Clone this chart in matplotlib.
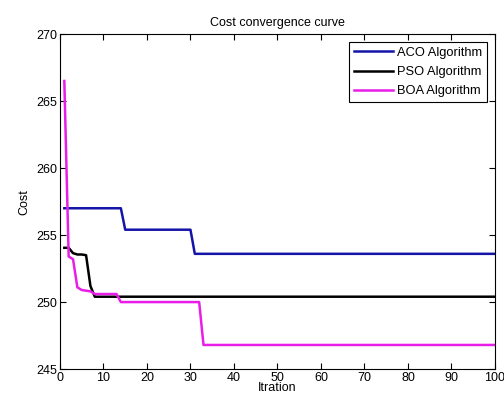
import matplotlib
matplotlib.use("Agg")
import matplotlib.pyplot as plt
import numpy as np

plt.rcParams['font.family'] = ['Liberation Sans', 'DejaVu Sans']

iters = np.arange(1, 101)

# best cost per iteration
aco = [257.0] * 14 + [255.4] * 16 + [253.6] * 70
pso = [254.05, 254.05, 253.65, 253.55, 253.55, 253.5, 251.2] + [250.4] * 93
boa = ([266.5, 253.4, 253.2, 251.1, 250.9, 250.85, 250.8]
       + [250.6] * 6 + [250.0] * 19 + [246.8] * 68)

names = ["ACO Algorithm", "PSO Algorithm", "BOA Algorithm"]
colors = ["#1414a8", "#000000", "#e81ee8"]


def createPlot():
    fig = plt.figure(figsize=(5.04, 3.96), dpi=100)
    ax = fig.add_axes([0.119, 0.068, 0.863, 0.846])

    for vals, name, c in zip([aco, pso, boa], names, colors):
        ax.plot(iters, vals, color=c, lw=1.8, label=name)

    ax.set_xlim(0, 100)
    ax.set_ylim(245, 270)
    ax.set_xticks(np.arange(0, 101, 10))
    ax.set_yticks(np.arange(245, 271, 5))
    ax.tick_params(direction='in', top=True, right=True, length=4,
                   labelsize=9, pad=2)
    for s in ax.spines.values():
        s.set_linewidth(0.8)

    ax.set_xlabel("Itration", fontsize=9, labelpad=-1)
    ax.set_ylabel("Cost", fontsize=9, labelpad=4)
    ax.set_title("Cost convergence curve", fontsize=9, pad=6)

    leg = ax.legend(loc='upper right', fontsize=9.3, fancybox=False,
                    framealpha=1, edgecolor='black', borderaxespad=0.6,
                    handlelength=3.0, labelspacing=0.55, borderpad=0.4,
                    handletextpad=0.3)
    leg.get_frame().set_linewidth(0.8)

    fig.savefig("out.png", dpi=100)


if __name__ == "__main__":
    createPlot()
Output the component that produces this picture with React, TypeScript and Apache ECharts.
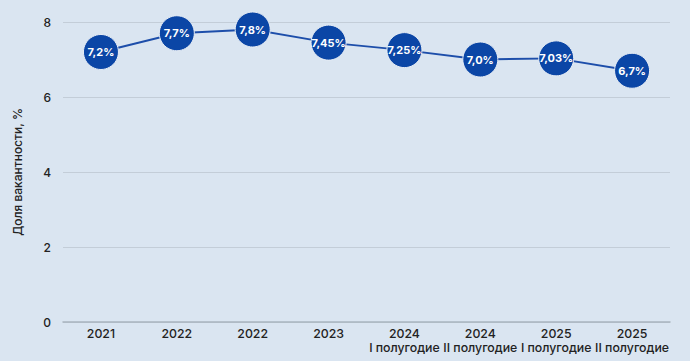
import React, { useEffect, useRef } from "react";
import * as echarts from "echarts";

const categories = [
  "2021",
  "2022",
  "2022",
  "2023",
  "2024\nI полугодие",
  "2024\nII полугодие",
  "2025\nI полугодие",
  "2025\nII полугодие",
];
const values = [7.2, 7.7, 7.8, 7.45, 7.25, 7.0, 7.03, 6.7];
const valueLabels = ["7,2%", "7,7%", "7,8%", "7,45%", "7,25%", "7,0%", "7,03%", "6,7%"];
const yTicks = [0, 2, 4, 6, 8];

const FONT = "Inter, 'Noto Sans', sans-serif";

export default function App() {
  const ref = useRef<HTMLDivElement>(null);
  useEffect(() => {
    if (!ref.current) return;
    const chart = echarts.init(ref.current, null, { renderer: "svg" });
    chart.setOption({
      animation: false,
      backgroundColor: "#dae5f1",
      grid: { left: 63, right: 20, top: 22, bottom: 39 },
      xAxis: {
        type: "category",
        data: categories,
        axisTick: { show: false },
        axisLine: { lineStyle: { color: "#a9b4bf", width: 1.5 } },
        axisLabel: {
          color: "#222",
          fontFamily: FONT,
          fontSize: 12.3,
          fontWeight: 500,
          lineHeight: 13.5,
          margin: 5,
          interval: 0,
        },
      },
      yAxis: {
        type: "value",
        min: yTicks[0],
        max: yTicks[yTicks.length - 1],
        interval: 2,
        name: "Доля вакантности, %",
        nameLocation: "middle",
        nameGap: 40,
        nameRotate: 90,
        nameTextStyle: { color: "#222", fontFamily: FONT, fontSize: 12, fontWeight: 500 },
        axisLabel: { color: "#222", fontFamily: FONT, fontSize: 12, fontWeight: 500, margin: 12 },
        splitLine: { lineStyle: { color: "#c3cdd8", width: 1.2 } },
        axisLine: { show: false },
        axisTick: { show: false },
      },
      series: [
        {
          type: "line",
          data: values,
          symbol: "circle",
          symbolSize: 35,
          lineStyle: { color: "#1d4eaa", width: 2 },
          itemStyle: { color: "#0b46a6", borderColor: "#e8eef6", borderWidth: 1 },
          label: {
            show: true,
            position: "inside",
            color: "#fff",
            fontFamily: FONT,
            fontSize: 11,
            fontWeight: "bold",
            formatter: (p: any) => valueLabels[p.dataIndex],
          },
          z: 3,
        },
      ],
    });
    return () => chart.dispose();
  }, []);
  return (
    <div
      ref={ref}
      style={{ position: "absolute", left: 0, top: 0, width: 690, height: 361 }}
    />
  );
}
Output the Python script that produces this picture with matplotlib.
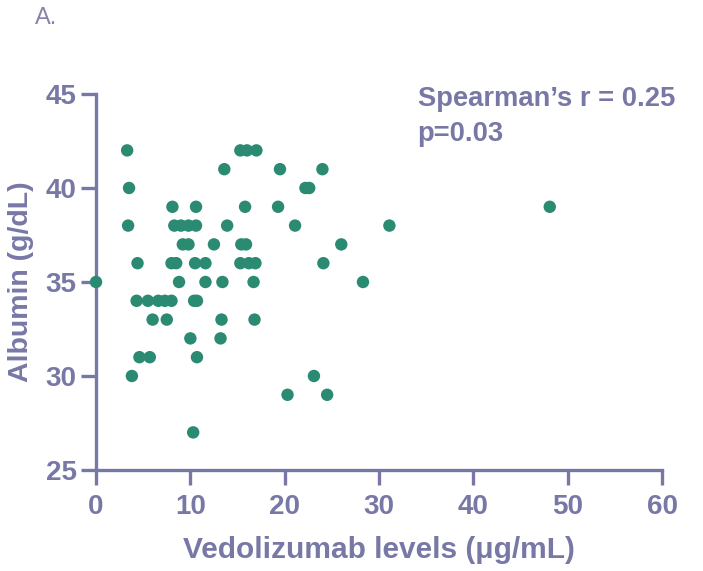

•••••

Exercise instructions:
Taking the material above, give again exactly the lines from the one holding "Output the component" through the one holding "import * as", with both ends and without pictures.

Finished task:
Output the component that produces this picture with React, TypeScript and Apache ECharts.
import React, { useEffect, useRef } from "react";
import * as echarts from "echarts";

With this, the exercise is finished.